Millions of Baby Boomer kids got their first glimpse of beefcake on Star Trek (1966-69) where, week after week, Captain Kirk would take his shirt off to fight alien monsters or kiss alien babes. I didn't find him attractive -- he was too smug, too leery, and way too hetero.
Shatner continued to play Kirk in movies and parodies for 40 years, but he also appeared in a wide variety of movies and tv series, including starring roles in T. J. Hooker, Boston Legal, and Sh** My Dad Says.
Married four times, with a notorious eye for the ladies, Shatner has no gay rumors, that I know of. George Takei, who played Sulu on Star Trek, reveals that the entire cast and crew knew that he was gay, except Shatner: "it went right over his head." For him, gay people simply did not exist.
But in his early days, Shatner was quite different.
Montreal, September 1947
Wilton was 16 years old (model is over 18), a sophomore at West Hill High School in Montreal, and an aspiring journalist -- he had already published a poem about the War.
Physically, he was not so hot -- a tall stringbean, pushing through puberty with oversized hands and feet, oily skin, and constant horniness.
He didn't know that gay people were defined as "criminal psychopaths" in the Canadian penal code.

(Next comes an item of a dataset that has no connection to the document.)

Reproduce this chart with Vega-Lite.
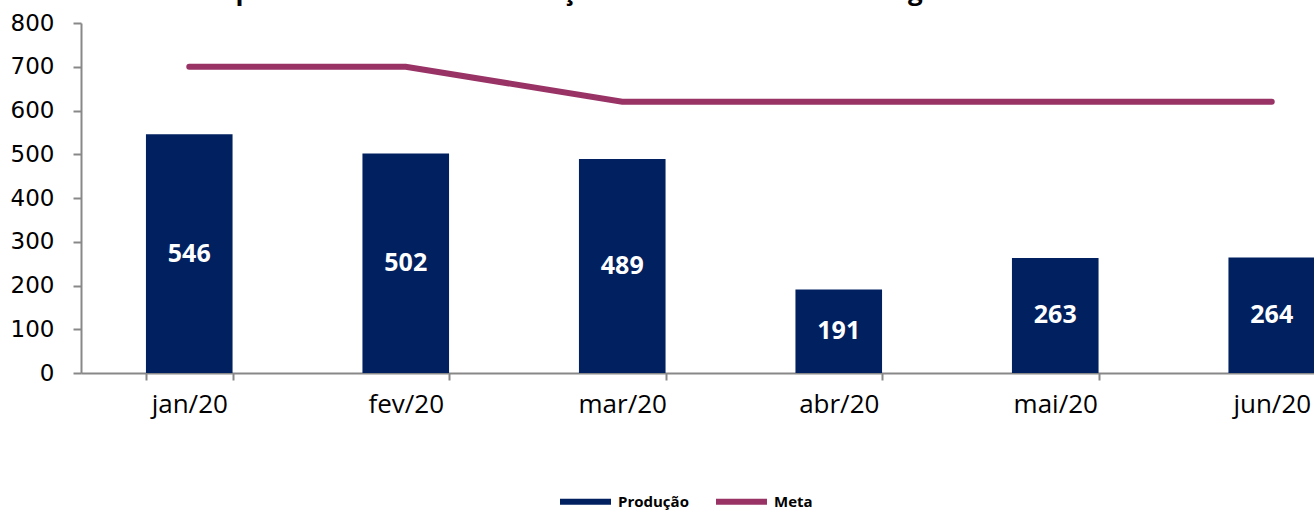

He didn't even know that gay people exist.
But he knew that Johnny Sheffield in a loincloth in Tarzan and the Huntress made him feel all hot and flushed.
And he had a picture of Alan Ladd with his shirt off hidden in a desk drawer in his room.
And he liked looking at the football players. Some of them were nice, saying "hello" to him in the hallway and collaborating with him on class assignments, but many of them were jerks.
Bill Shatner was a jerk.
Wilton had to admit that he was cute, with that curly reddish-brown hair and that bright Pepsodent smile. But he was a money-hungry, mercenary, soulless cog in the Cold War machine. He wasn't interested in acting then, although he had done some children's theater. He was all about money and getting rich -- offensive to Wilt's artistic sensibility. He planned to get a football scholarship to McGill, major in economics, then start his own business.
But it wasn't just our difference in temperament. He strutted around like he owned the place. He wasn't even a star...he played an offensive end -- that's a minor position, but it made him a regular Jim Thorpe, in his own mind anyway. Wilton had him in bio and French together, but you'd never know it.
When he was in a good mood, he ignored Wilton, walked right past like he was a ghost. And God forbid he was in a bad mood -- he'd make with the nonstop jokes about Wilton's height, his acne, calling him ugly and a fruit, asking if he had pubic hair yet.